Leading into the most recent Budget there were approximately 70 previously announced measures that had not yet been enacted. The Federal Government has provided clarity in respect to only 12 of these measures, leaving taxpayers in the middle market uncertain as to the Federal Government’s position on the remaining measures.
Taxation of financial arrangements
The Federal Government will not proceed with previously announced measures to amend the Taxation of Financial Arrangements (TOFA) rules.
The original announcement primarily concerned the re-write of the TOFA provisions to allow financial institutions to better align with accounting principles, and to provide simplified rules for non-financial institutions.
However, that announcement also contained measures on the foreign currency rules dating back to 2004.
While not proceeding with the general re-write of the TOFA provisions is not overly concerning, the failure to follow through on amendments to the foreign currency rules will leave a number of provisions unworkable.
Given the detail of the required amendments contained in the 2004 press release, it is surprising that they have not been progressed.
On the other hand, the Federal Government has confirmed that it intends to proceed with minor technical amendments to facilitate access to hedging on a portfolio basis.
This measure was set to commence from 1 July 2022 but has been deferred to commence in the income year after the legislation introducing the measure receives Royal Assent.
The integrity rule on back-to-back equity and debt financing
The Federal Government announced that it does not intend to proceed with reforms to the integrity rule (section 974-80) that seeks to recharacterise debt interests in a company as equity interests where debt is funded by related party equity. The operation of this provision can result in a non-deductible interest.
The ATO has historically taken a very broad view of this integrity provision, which led to an announcement in the 2011-12 Budget that the law would be amended to remove unintended consequences.
While the proposal was welcome, the Treasury released Exposure Draft legislation which differed significantly from the proposed amendments.
By not proceeding with the measure, there is a risk that the ATO may return to their original views expressed on section 974-80. It will therefore be critical for the ATO to clarify how they will seek to apply this integrity rule going forward.
Limited partnership collective investment vehicles
The Federal Government has chosen not to proceed with previous announcements to introduce a Limited Partnership Collective Investment Vehicle (LPCIV).

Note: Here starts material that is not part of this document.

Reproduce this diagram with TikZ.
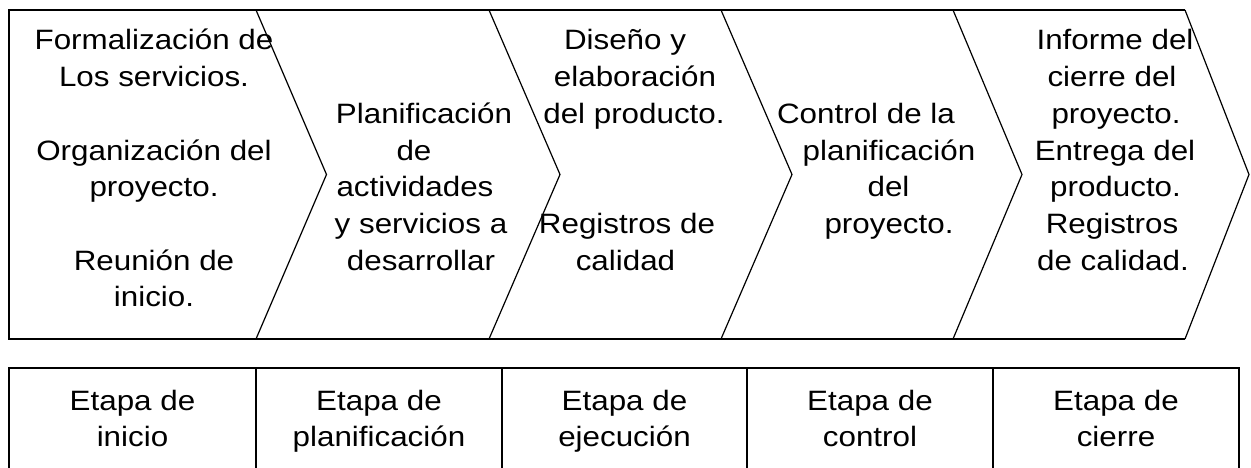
\documentclass[tikz,border=0pt]{standalone}
\usepackage{fontspec}
\setmainfont{Liberation Sans}[FakeStretch=1.12]
\begin{document}
\begin{tikzpicture}[x=1pt,y=-1pt,
  frame/.style={line width=1.6pt,line join=miter},
  chev/.style={line width=1.2pt,line join=miter},
  txt/.style={anchor=base,inner sep=0pt,font=\fontsize{28}{34}\selectfont}]
\useasboundingbox (0,0) rectangle (1251,468);
% top band
\draw[frame] (1185,10) -- (9,10) -- (9,339) -- (1185,339);
\foreach \xx/\tt in {256/326.5,489/560,721/792,953/1022,1185/1249}{
  \draw[chev] (\xx,10) -- (\tt,174.5) -- (\xx,339);
}
% column 1
\node[txt] (a1) at (154,50) {Formalización de};
\node[txt] (a2) at (154,86.7) {Los servicios.};
\node[txt] (a3) at (154,160.1) {Organización del};
\node[txt] (a4) at (154,196.8) {proyecto.};
\node[txt] (a5) at (154,270.2) {Reunión de};
\node[txt] (a6) at (154,306.9) {inicio.};
% column 2
\node[txt] (b1) at (424,123.4) {Planificación};
\node[txt] (b2) at (414,160.1) {de};
\node[txt] (b3) at (415,196.8) {actividades};
\node[txt] (b4) at (421,233.5) {y servicios a};
\node[txt] (b5) at (421,270.2) {desarrollar};
% column 3
\node[txt] (c1) at (625,50) {Diseño y};
\node[txt] (c2) at (635,86.7) {elaboración};
\node[txt] (c3) at (634,123.4) {del producto.};
\node[txt] (c4) at (627,233.5) {Registros de};
\node[txt] (c5) at (625.5,270.2) {calidad};
% column 4
\node[txt] (d1) at (866,123.4) {Control de la};
\node[txt] (d2) at (889,160.1) {planificación};
\node[txt] (d3) at (888.5,196.8) {del};
\node[txt] (d4) at (889,233.5) {proyecto.};
% column 5
\node[txt] (e1) at (1115,50) {Informe del};
\node[txt] (e2) at (1112,86.7) {cierre del};
\node[txt] (e3) at (1116,123.4) {proyecto.};
\node[txt] (e4) at (1115,160.1) {Entrega del};
\node[txt] (e5) at (1115.5,196.8) {producto.};
\node[txt] (e6) at (1112,233.5) {Registros};
\node[txt] (e7) at (1113,270.2) {de calidad.};
% lower table
\draw[frame] (9,472) -- (9,368) -- (1239,368) -- (1239,472);
\foreach \xx in {256,502,747,993}{
  \draw[frame] (\xx,368) -- (\xx,472);
}
\node[txt] (s1a) at (132.5,410) {Etapa de};
\node[txt] (s1b) at (132.5,446) {inicio};
\node[txt] (s2a) at (379,410) {Etapa de};
\node[txt] (s2b) at (379,446) {planificación};
\node[txt] (s3a) at (624.5,410) {Etapa de};
\node[txt] (s3b) at (624.5,446) {ejecución};
\node[txt] (s4a) at (870,410) {Etapa de};
\node[txt] (s4b) at (870,446) {control};
\node[txt] (s5a) at (1116,410) {Etapa de};
\node[txt] (s5b) at (1116,446) {cierre};
\end{tikzpicture}
\end{document}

LPCIVs are a globally recognised investment vehicle and, in addition to Collective Investment Vehicles (CIVs) that were introduced from 1 July 2022, would have completed a suite of collective investment vehicle structures available in Australia.
The Federal Government has stated that it will not proceed with the proposal to allow taxpayers to self-assess the effective life of intangible depreciating assets.
This means that effective lives of intangible depreciating assets (such as in-house software, copyrights and patents) will continue to be set by statute.
Other measures not confirmed in the Budget
There are a significant number of other measures that were previously announced but not yet legislated, including proposed changes to Division 7A, corporate and individual tax residency measures.
It is disappointing that the Federal Government has not confirmed its position with respect to these measures, which leaves taxpayers in the middle market uncertain of the Government’s position going forward.